I have found the drop trap to be the most sucessful and efficent way to teach and train birds to come in to the loft fast.


----------



## Big T

My homemade drop sputnik trap. Birds learn in a day.

Tony


----------



## ezemaxima

I have a Sputnik trap and a drop trap. Most of my young birds learn to enter before they even start to loft fly without the use of a training cage. I usually start leaving them on the landing board a few days before I weaned them out. This allows them to get to know the outside surrounding, get some sun and learn how to get back in.
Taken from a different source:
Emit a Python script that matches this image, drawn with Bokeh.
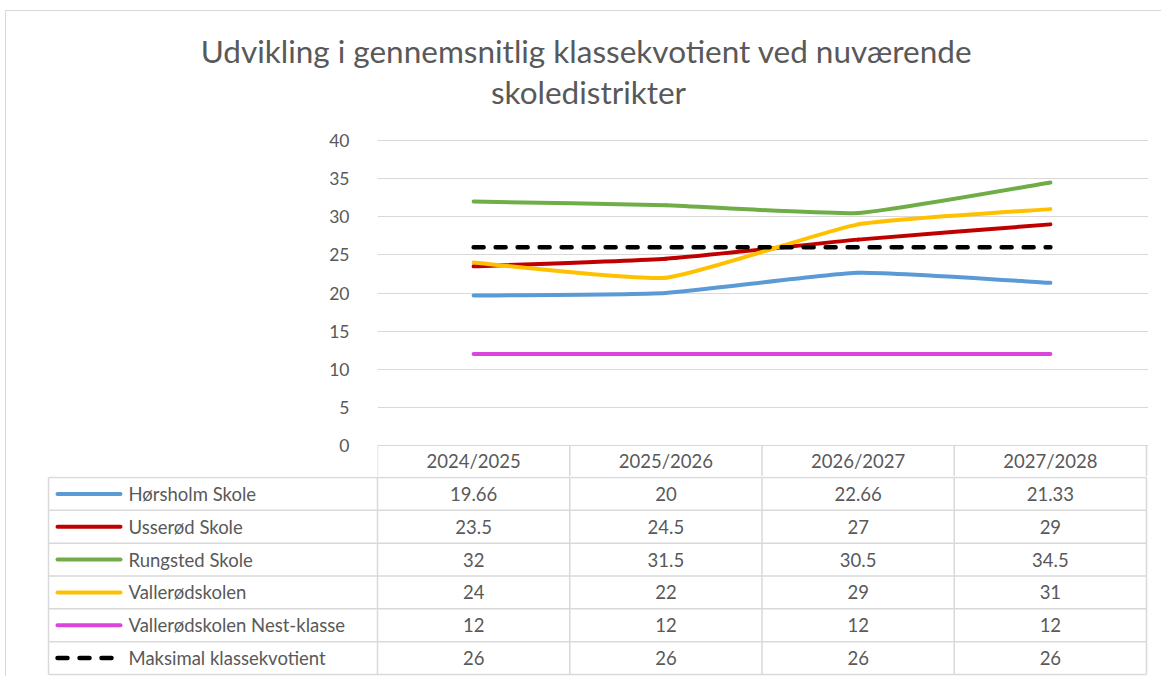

And under constant supervision from me cause a few will fly down to the ground, go on the loft roof to kickback or attempt to fly across to our house roof....


----------



## ceee0237

DOOR OUT - OPEN

DROP IN - OPEN

DROP IN - CLOSED

BTW DOGGING_99 THANKS FOR YOUR INFO!


----------



## ceee0237




----------



## Mader631

Dang, that's a NICE trap!!!!!!!!!!


----------



## Shadybug Lofts

I want to build a sputnik trap does anyone know how far apart the pins are where they drop in


----------



## Gnuretiree

Has anyone replied here with dimensions? I have a new coop and I think I would like to use the drop trap. In about two weeks the youngsters will be old enough to be moved into the new coop, so I have some time to build something.

Hugh


----------